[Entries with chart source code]
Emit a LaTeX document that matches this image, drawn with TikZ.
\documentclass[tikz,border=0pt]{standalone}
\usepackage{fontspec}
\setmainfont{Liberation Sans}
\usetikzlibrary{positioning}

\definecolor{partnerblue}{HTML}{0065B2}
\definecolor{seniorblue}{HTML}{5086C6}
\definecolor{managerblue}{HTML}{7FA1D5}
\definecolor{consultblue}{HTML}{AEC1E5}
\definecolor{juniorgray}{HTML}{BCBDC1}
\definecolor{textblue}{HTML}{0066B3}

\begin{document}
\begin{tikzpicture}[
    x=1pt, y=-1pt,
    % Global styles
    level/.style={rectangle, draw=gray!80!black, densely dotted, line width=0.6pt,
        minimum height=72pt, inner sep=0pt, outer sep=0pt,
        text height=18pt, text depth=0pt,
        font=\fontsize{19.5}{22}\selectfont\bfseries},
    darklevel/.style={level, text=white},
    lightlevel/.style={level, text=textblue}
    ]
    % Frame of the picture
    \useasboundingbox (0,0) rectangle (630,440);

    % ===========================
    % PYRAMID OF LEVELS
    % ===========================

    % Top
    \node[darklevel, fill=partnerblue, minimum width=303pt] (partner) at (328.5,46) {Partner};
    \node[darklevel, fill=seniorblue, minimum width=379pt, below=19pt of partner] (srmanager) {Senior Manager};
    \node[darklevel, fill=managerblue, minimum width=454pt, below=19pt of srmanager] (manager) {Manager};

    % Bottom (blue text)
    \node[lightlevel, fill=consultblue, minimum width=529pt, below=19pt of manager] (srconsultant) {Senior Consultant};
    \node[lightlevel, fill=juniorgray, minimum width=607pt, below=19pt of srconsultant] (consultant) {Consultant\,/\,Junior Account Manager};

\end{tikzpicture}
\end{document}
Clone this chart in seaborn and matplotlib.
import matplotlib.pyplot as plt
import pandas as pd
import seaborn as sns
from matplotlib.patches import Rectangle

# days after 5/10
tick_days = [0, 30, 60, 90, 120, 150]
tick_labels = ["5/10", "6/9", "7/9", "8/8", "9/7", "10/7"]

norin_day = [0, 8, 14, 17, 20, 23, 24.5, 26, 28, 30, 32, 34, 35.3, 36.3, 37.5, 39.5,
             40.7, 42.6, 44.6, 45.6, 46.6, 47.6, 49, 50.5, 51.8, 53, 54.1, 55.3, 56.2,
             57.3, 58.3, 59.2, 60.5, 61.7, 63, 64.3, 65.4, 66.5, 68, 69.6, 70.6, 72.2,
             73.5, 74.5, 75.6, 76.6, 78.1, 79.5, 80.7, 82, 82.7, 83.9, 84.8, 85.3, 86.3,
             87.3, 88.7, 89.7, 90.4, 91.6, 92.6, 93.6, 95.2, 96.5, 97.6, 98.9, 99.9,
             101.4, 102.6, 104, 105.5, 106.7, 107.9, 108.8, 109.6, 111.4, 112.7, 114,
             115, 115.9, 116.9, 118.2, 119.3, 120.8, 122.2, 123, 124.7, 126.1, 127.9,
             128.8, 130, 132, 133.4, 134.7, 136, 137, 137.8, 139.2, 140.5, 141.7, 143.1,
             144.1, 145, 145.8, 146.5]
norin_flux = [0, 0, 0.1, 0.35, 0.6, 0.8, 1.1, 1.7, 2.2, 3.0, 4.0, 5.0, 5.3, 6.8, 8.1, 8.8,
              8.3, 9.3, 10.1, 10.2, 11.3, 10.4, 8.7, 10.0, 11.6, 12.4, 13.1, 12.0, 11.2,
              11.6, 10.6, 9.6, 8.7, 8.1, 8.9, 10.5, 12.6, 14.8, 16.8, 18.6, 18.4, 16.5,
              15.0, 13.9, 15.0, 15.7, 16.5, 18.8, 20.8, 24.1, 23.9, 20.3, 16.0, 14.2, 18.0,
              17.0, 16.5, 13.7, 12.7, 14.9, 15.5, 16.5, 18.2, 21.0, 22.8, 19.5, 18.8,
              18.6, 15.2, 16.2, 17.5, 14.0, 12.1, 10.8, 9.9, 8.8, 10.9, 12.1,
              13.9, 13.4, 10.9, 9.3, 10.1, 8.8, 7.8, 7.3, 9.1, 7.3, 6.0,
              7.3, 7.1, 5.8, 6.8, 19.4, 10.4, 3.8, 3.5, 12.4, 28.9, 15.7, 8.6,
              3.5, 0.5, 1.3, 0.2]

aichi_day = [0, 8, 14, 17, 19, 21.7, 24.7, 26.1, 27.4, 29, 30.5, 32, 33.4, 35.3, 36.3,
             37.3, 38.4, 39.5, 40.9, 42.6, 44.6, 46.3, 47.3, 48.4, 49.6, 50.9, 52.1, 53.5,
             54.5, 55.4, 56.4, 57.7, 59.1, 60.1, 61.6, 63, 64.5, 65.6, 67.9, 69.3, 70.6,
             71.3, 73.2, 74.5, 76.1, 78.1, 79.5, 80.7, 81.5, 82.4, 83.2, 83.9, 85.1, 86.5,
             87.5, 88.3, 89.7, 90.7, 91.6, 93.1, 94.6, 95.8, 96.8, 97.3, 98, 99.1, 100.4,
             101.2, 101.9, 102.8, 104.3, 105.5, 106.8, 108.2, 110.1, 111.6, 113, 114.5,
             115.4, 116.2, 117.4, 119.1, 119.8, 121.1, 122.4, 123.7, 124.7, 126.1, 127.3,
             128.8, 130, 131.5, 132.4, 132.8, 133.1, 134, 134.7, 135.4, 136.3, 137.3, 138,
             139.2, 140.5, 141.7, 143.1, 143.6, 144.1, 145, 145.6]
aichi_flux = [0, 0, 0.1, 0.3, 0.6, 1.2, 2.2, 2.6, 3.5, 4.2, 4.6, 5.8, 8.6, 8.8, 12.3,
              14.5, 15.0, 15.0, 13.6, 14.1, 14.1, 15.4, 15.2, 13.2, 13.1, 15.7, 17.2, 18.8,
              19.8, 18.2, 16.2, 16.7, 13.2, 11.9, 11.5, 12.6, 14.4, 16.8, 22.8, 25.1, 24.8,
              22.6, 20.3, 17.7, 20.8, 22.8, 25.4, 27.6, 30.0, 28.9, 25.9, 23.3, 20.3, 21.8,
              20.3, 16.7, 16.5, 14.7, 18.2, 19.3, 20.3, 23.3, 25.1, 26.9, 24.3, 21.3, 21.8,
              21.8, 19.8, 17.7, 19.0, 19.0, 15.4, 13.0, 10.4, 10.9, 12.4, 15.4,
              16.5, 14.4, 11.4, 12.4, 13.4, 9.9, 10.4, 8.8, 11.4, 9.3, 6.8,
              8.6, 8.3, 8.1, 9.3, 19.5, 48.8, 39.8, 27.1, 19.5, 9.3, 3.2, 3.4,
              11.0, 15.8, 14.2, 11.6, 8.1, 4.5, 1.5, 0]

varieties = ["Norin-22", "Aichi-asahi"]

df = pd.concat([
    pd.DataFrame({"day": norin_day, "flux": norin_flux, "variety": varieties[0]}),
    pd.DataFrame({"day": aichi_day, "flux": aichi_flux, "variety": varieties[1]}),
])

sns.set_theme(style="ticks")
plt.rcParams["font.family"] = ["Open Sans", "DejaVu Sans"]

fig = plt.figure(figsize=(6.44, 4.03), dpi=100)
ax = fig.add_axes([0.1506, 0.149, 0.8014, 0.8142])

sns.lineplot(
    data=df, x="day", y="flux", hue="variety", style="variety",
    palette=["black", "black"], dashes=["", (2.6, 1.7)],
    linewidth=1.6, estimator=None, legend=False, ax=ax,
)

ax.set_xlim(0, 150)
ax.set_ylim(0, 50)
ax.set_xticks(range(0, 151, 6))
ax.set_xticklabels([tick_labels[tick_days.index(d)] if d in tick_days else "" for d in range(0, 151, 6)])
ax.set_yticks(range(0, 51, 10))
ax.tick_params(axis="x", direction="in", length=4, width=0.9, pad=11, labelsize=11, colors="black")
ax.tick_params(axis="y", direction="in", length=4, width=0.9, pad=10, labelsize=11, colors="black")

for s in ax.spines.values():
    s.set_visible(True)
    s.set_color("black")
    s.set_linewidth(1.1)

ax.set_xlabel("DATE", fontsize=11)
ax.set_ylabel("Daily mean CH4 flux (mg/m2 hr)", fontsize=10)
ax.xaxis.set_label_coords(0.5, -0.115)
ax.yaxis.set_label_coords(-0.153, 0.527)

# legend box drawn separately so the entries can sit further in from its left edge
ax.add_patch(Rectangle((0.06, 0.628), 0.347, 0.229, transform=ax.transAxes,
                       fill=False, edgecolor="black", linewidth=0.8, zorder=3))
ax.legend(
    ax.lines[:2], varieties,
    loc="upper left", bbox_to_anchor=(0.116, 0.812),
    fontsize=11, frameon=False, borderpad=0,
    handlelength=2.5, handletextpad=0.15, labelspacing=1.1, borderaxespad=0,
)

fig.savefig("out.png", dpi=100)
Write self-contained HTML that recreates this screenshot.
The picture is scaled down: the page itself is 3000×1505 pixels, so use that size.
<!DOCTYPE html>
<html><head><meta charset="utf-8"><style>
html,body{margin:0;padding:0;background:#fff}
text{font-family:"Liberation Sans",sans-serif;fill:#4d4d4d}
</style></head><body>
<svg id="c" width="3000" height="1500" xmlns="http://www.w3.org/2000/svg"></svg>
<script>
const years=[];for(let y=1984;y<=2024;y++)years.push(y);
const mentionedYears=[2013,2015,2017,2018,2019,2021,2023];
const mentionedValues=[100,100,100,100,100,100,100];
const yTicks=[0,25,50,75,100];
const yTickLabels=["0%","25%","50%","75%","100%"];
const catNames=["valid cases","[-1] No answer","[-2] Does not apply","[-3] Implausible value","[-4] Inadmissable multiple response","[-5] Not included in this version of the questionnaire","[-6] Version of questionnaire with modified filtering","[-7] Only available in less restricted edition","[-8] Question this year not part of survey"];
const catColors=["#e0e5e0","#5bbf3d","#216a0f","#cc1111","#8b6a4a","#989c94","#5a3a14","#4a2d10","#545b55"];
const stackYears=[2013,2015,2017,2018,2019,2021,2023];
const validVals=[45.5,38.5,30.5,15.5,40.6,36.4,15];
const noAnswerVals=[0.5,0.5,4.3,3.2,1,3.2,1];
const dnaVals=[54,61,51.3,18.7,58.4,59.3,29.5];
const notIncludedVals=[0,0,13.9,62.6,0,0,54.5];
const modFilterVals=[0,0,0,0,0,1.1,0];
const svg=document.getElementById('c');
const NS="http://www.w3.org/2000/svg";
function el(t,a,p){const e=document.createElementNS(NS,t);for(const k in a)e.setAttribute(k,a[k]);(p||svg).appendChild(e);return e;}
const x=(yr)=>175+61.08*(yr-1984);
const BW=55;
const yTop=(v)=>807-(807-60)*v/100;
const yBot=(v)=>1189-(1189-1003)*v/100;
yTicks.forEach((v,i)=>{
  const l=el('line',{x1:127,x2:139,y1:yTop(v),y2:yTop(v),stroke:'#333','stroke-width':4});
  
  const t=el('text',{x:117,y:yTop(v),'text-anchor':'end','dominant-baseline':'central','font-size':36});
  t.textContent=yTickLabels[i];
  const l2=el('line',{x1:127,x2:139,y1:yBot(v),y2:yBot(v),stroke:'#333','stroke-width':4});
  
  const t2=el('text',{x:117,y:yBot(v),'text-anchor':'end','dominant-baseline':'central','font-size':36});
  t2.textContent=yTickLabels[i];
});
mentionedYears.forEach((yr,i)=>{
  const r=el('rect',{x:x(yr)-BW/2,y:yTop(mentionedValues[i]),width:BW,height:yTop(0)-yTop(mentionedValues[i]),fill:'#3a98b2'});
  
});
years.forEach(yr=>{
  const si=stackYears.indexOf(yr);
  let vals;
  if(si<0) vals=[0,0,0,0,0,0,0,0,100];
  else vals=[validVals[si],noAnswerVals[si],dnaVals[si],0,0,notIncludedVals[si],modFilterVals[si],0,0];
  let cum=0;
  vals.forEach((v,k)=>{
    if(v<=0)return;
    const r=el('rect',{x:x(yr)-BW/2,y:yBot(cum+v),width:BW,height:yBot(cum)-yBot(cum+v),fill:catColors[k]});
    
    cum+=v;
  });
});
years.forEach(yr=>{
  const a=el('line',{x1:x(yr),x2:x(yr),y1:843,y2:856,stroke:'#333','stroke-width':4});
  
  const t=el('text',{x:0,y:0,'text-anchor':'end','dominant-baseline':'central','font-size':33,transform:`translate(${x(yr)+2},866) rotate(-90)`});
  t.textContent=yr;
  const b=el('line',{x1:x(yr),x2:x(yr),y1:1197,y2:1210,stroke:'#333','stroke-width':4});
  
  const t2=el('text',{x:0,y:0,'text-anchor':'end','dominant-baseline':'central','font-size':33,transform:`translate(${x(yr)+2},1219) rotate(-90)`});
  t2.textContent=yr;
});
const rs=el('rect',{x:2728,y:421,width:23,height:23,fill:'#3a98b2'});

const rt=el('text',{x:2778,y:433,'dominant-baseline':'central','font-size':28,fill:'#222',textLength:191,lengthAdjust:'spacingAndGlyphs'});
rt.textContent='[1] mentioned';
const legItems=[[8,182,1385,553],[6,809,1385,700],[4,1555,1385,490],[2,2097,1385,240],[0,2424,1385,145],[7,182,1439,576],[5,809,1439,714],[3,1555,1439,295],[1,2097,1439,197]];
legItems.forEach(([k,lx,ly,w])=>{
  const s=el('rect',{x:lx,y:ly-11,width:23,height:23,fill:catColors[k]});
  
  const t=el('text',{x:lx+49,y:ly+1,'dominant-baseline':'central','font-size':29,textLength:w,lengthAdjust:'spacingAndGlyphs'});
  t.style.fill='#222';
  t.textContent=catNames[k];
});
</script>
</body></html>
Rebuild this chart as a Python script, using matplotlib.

[Set task]
Return exactly what appears above, from the first line of the entries to the line with "from matplotlib.patches import Rectangle", inclusive.

[Final result]
Emit a LaTeX document that matches this image, drawn with TikZ.
\documentclass[tikz,border=0pt]{standalone}
\usepackage{fontspec}
\setmainfont{Liberation Sans}
\usetikzlibrary{positioning}

\definecolor{partnerblue}{HTML}{0065B2}
\definecolor{seniorblue}{HTML}{5086C6}
\definecolor{managerblue}{HTML}{7FA1D5}
\definecolor{consultblue}{HTML}{AEC1E5}
\definecolor{juniorgray}{HTML}{BCBDC1}
\definecolor{textblue}{HTML}{0066B3}

\begin{document}
\begin{tikzpicture}[
    x=1pt, y=-1pt,
    % Global styles
    level/.style={rectangle, draw=gray!80!black, densely dotted, line width=0.6pt,
        minimum height=72pt, inner sep=0pt, outer sep=0pt,
        text height=18pt, text depth=0pt,
        font=\fontsize{19.5}{22}\selectfont\bfseries},
    darklevel/.style={level, text=white},
    lightlevel/.style={level, text=textblue}
    ]
    % Frame of the picture
    \useasboundingbox (0,0) rectangle (630,440);

    % ===========================
    % PYRAMID OF LEVELS
    % ===========================

    % Top
    \node[darklevel, fill=partnerblue, minimum width=303pt] (partner) at (328.5,46) {Partner};
    \node[darklevel, fill=seniorblue, minimum width=379pt, below=19pt of partner] (srmanager) {Senior Manager};
    \node[darklevel, fill=managerblue, minimum width=454pt, below=19pt of srmanager] (manager) {Manager};

    % Bottom (blue text)
    \node[lightlevel, fill=consultblue, minimum width=529pt, below=19pt of manager] (srconsultant) {Senior Consultant};
    \node[lightlevel, fill=juniorgray, minimum width=607pt, below=19pt of srconsultant] (consultant) {Consultant\,/\,Junior Account Manager};

\end{tikzpicture}
\end{document}
Clone this chart in seaborn and matplotlib.
import matplotlib.pyplot as plt
import pandas as pd
import seaborn as sns
from matplotlib.patches import Rectangle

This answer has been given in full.